:: OBJECTIVE ::
The lines from the top of the material below through the line containing "import plotly.graph_objects as go" are to be printed exactly, with pictures omitted.

==== DATA SECTION ====

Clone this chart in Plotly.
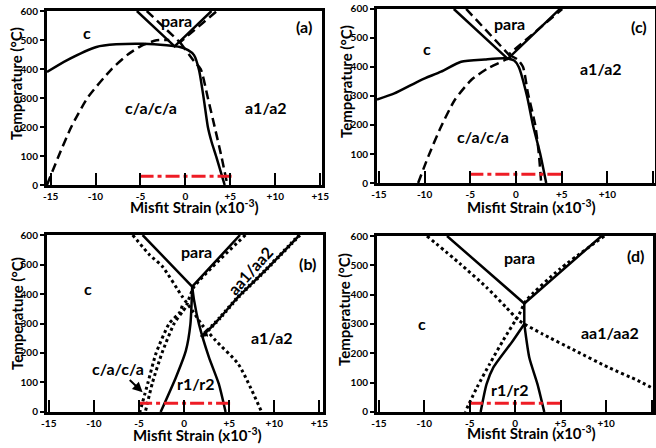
import plotly.graph_objects as go

# ---------------- data (misfit strain x10^-3, temperature °C) ----------------
# Panel (a)
a_solid_x = [-15.4, -13.2, -9.9, -7.7, -4.7, -2.1, -0.6, 0.3, 0.96, 1.52, 2.04, 2.5, 2.9, 3.44, 4.37]
a_solid_T = [390, 430, 476, 485, 487, 482, 476, 465, 448, 396, 298, 200, 150, 97, 0]
a_para_solid_x = [-5.4, -1.2, 2.9]
a_para_solid_T = [600, 478, 600]
a_para_dash_x = [-4.3, -0.6, 3.5]
a_para_dash_T = [600, 492, 600]
a_dash_right_x = [-0.6, 0.4, 1.0, 1.7, 2.5, 3.26, 4.0, 4.67]
a_dash_right_T = [492, 450, 425, 400, 300, 200, 100, 0]
a_dash_left_x = [-15.4, -14.1, -12.7, -10.9, -8.2, -6.4, -4.9, -3.2, -1.8]
a_dash_left_T = [0, 100, 200, 300, 400, 450, 480, 499, 500]

# Panel (c)
c_solid_x = [-15.2, -13.3, -10.4, -8.2, -6.0, -3.4, -1.2, -0.2, 0.3, 1.2, 1.85, 2.65, 3.3]
c_solid_T = [288, 309, 355, 384, 418, 426, 430, 422, 400, 300, 200, 100, 0]
c_para_solid_x = [-6.8, -0.9, 4.8]
c_para_solid_T = [600, 428, 600]
c_para_dash_x = [-5.45, -0.8, 5.05]
c_para_dash_T = [600, 443, 600]
c_dash_right_x = [-0.8, 0.2, 0.77, 1.3, 2.1, 2.5, 2.75]
c_dash_right_T = [443, 425, 400, 310, 200, 100, 0]
c_dash_left_x = [-10.7, -9.6, -8.2, -6.7, -4.9, -3.1, -1.2, -0.5]
c_dash_left_T = [0, 91, 194, 286, 355, 395, 424, 436]

# Panel (b)
b_para_solid_x = [-4.6, 0.9, 6.2]
b_para_solid_T = [600, 425, 600]
b_r_left_x = [0.9, 0.7, 0.2, -0.9, -2.6]
b_r_left_T = [425, 298, 208, 118, 0]
b_r_right_x = [0.9, 1.1, 1.65, 2.75, 3.85, 4.6]
b_r_right_T = [425, 380, 298, 186, 95, 0]
b_dot1_x = [-5.7, -3.8, -2.4, -0.2, 1.0, 2.0, 3.5, 6.0, 8.6]
b_dot1_T = [600, 532, 493, 391, 340, 295, 242, 163, 0]
b_dot2_x = [6.8, 1.1, 0.2, -0.2, -1.1, -2.45, -3.5, -4.3]
b_dot2_T = [600, 424, 356, 339, 300, 200, 100, 0]
b_dot3_x = [-0.2, -0.45, -1.65, -3.1, -4.0, -4.9]
b_dot3_T = [360, 339, 300, 200, 100, 0]
b_hatch_x = [12.8, 9.0, 6.0, 4.0, 2.6, 2.0, 2.6]
b_hatch_T = [600, 480, 390, 320, 275, 259, 262]

# Panel (d)
d_para_solid_x = [-7.5, 1.0, 9.5]
d_para_solid_T = [600, 370, 600]
d_stem_x = [1.0, 1.0]
d_stem_T = [370, 300]
d_r_left_x = [1.0, -0.25, -2.4, -3.15, -3.8]
d_r_left_T = [300, 243, 152, 95, 0]
d_r_right_x = [1.0, 1.55, 2.45, 3.2]
d_r_right_T = [300, 186, 95, 0]
d_dot_a_x = [-9.7, -6.05, -3.15, -1.0, 0.45, 3.0, 6.6, 10.25, 13.5, 15.3]
d_dot_a_T = [600, 505, 425, 357, 311, 266, 209, 152, 107, 78]
d_dot_b_x = [9.8, 4.9, 1.2, 0.45, -1.35, -2.8, -4.2, -5.5]
d_dot_b_T = [600, 487, 380, 334, 243, 164, 84, 0]

# operating window (red dash-dot)
red_x = [-5.1, 5.3]
red_T = [30, 30]

x_tickvals = [-15, -10, -5, 0, 5, 10, 15]
x_ticktext = ["-15", "-10", "-5", "0", "+5", "+10", "+15"]
y_tickvals = [0, 100, 200, 300, 400, 500, 600]

# ---------------- styles ----------------
FONT = "Lato"
SOLID = dict(color="black", width=2.5)
DASH = dict(color="black", width=2.5, dash="9px,5px")
DOT = dict(color="black", width=3, dash="dot")
RED = dict(color="#ee1c25", width=3, dash="14px,4px,4px,4px")

fig = go.Figure()


def add(xs, ys, line, ax, smooth=False):
    xa = "x" if ax == 1 else f"x{ax}"
    ya = "y" if ax == 1 else f"y{ax}"
    ln = dict(line)
    if smooth:
        ln["shape"] = "spline"
        ln["smoothing"] = 0.6
    fig.add_trace(go.Scatter(x=xs, y=ys, mode="lines", line=ln, xaxis=xa, yaxis=ya,
                             showlegend=False, hoverinfo="skip"))


# (a) -> axes 1
add(a_dash_left_x, a_dash_left_T, DASH, 1, True)
add(a_dash_right_x, a_dash_right_T, DASH, 1, True)
add(a_para_dash_x, a_para_dash_T, DASH, 1)
add(a_para_solid_x, a_para_solid_T, SOLID, 1)
add(a_solid_x, a_solid_T, SOLID, 1, True)
add(red_x, red_T, RED, 1)

# (c) -> axes 2
add(c_dash_left_x, c_dash_left_T, DASH, 2, True)
add(c_dash_right_x, c_dash_right_T, DASH, 2, True)
add(c_para_dash_x, c_para_dash_T, DASH, 2)
add(c_para_solid_x, c_para_solid_T, SOLID, 2)
add(c_solid_x, c_solid_T, SOLID, 2, True)
add(red_x, red_T, RED, 2)

# (b) -> axes 3
add(b_dot1_x, b_dot1_T, DOT, 3, True)
add(b_dot2_x, b_dot2_T, DOT, 3, True)
add(b_dot3_x, b_dot3_T, DOT, 3, True)
add(b_para_solid_x, b_para_solid_T, SOLID, 3)
add(b_r_left_x, b_r_left_T, SOLID, 3, True)
add(b_r_right_x, b_r_right_T, SOLID, 3, True)
add(b_hatch_x, b_hatch_T, SOLID, 3, True)
add(b_hatch_x, b_hatch_T, dict(color="black", width=4, dash="2px,3px"), 3, True)
add(red_x, red_T, RED, 3)

# (d) -> axes 4
add(d_dot_a_x, d_dot_a_T, DOT, 4, True)
add(d_dot_b_x, d_dot_b_T, DOT, 4, True)
add(d_para_solid_x, d_para_solid_T, SOLID, 4)
add(d_stem_x, d_stem_T, SOLID, 4)
add(d_r_left_x, d_r_left_T, SOLID, 4, True)
add(d_r_right_x, d_r_right_T, SOLID, 4, True)
add(red_x, red_T, RED, 4)

domains = {
    1: ([0.0716, 0.4909], [0.587, 0.9754], [-15.4, 15.2]),
    2: ([0.5747, 0.9985], [0.5915, 0.98], [-15.2, 15.2]),
    3: ([0.0716, 0.4924], [0.0804, 0.4754], [-15.2, 15.4]),
    4: ([0.5747, 0.996], [0.0804, 0.4732], [-15.2, 15.2]),
}
tickfont = dict(family=FONT, size=10, color="black", weight="bold")
layout = {}
for k, (dx, dy, xr) in domains.items():
    xs = "xaxis" if k == 1 else f"xaxis{k}"
    ys = "yaxis" if k == 1 else f"yaxis{k}"
    yanchor = "y" if k == 1 else f"y{k}"
    xanchor = "x" if k == 1 else f"x{k}"
    layout[xs] = dict(domain=dx, anchor=yanchor, range=xr, tickvals=x_tickvals, ticktext=x_ticktext,
                      ticks="inside", ticklen=12, tickwidth=2, tickcolor="black",
                      showline=True, linewidth=3, linecolor="black", mirror=True, automargin=False,
                      showgrid=False, zeroline=False, tickfont=tickfont)
    layout[ys] = dict(domain=dy, anchor=xanchor, range=[0, 600], tickvals=y_tickvals,
                      ticks="outside", ticklen=4, tickwidth=2, tickcolor="black",
                      showline=True, linewidth=3, linecolor="black", mirror=True, automargin=False,
                      showgrid=False, zeroline=False, tickfont=tickfont)

fig.update_layout(width=656, height=448, margin=dict(l=0, r=0, t=0, b=0, autoexpand=False),
                  plot_bgcolor="white", paper_bgcolor="white", **layout)

lab = dict(family=FONT, size=16, color="black", weight="bold")


def txt(ax, x, y, s, angle=0, size=16):
    xr = "x" if ax == 1 else f"x{ax}"
    yr = "y" if ax == 1 else f"y{ax}"
    f = dict(lab)
    f["size"] = size
    fig.add_annotation(x=x, y=y, xref=xr, yref=yr, text=s, showarrow=False, font=f, textangle=angle,
                       xanchor="center", yanchor="middle")


txt(1, -11, 527, "c")
txt(1, -1.0, 569, "para")
txt(1, 13.2, 545, "(a)")
txt(1, -3.8, 269, "c/a/c/a")
txt(1, 9.0, 269, "a1/a2")

txt(2, -9.7, 464, "c")
txt(2, -0.7, 550, "para")
txt(2, 13.5, 539, "(c)")
txt(2, 9.3, 395, "a1/a2")
txt(2, -3.6, 160, "c/a/c/a")

txt(3, -10.7, 417, "c")
txt(3, 1.4, 545, "para")
txt(3, 13.7, 502, "(b)")
txt(3, 7.3, 480, "aa1/aa2", angle=-48)
txt(3, 9.7, 254, "a1/a2")
txt(3, 1.3, 95, "r1/r2")
fig.add_annotation(x=-4.6, y=67, xref="x3", yref="y3", ax=-7.3, ay=146, axref="x3", ayref="y3",
                   text="c/a/c/a", showarrow=True, arrowhead=2, arrowsize=1, arrowwidth=2,
                   arrowcolor="black", font=lab)

txt(4, 0.5, 527, "para")
txt(4, 13.2, 533, "(d)")
txt(4, -10.2, 300, "c")
txt(4, 10.4, 272, "aa1/aa2")
txt(4, -0.6, 78, "r1/r2")

# axis titles (placed in pixel-equivalent paper coords)
W, H = 656.0, 448.0
ttl = dict(family=FONT, size=15, color="black", weight="bold")
for cx, cy in [(194, 206), (531, 206), (197, 434), (531, 432)]:
    fig.add_annotation(x=cx / W, y=1 - cy / H, xref="paper", yref="paper",
                       xanchor="center", yanchor="middle",
                       text="Misfit Strain (x10<sup>-3</sup>)", showarrow=False, font=ttl)
for cx, cy in [(16, 84), (346, 82), (17, 314), (344, 310)]:
    fig.add_annotation(x=cx / W, y=1 - cy / H, xref="paper", yref="paper",
                       xanchor="center", yanchor="middle",
                       text="Temperature (°C)", showarrow=False, font=ttl, textangle=-90)

fig.write_html("out.html")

====

:: TASK ANSWER ::
Clone this chart in Plotly.
import plotly.graph_objects as go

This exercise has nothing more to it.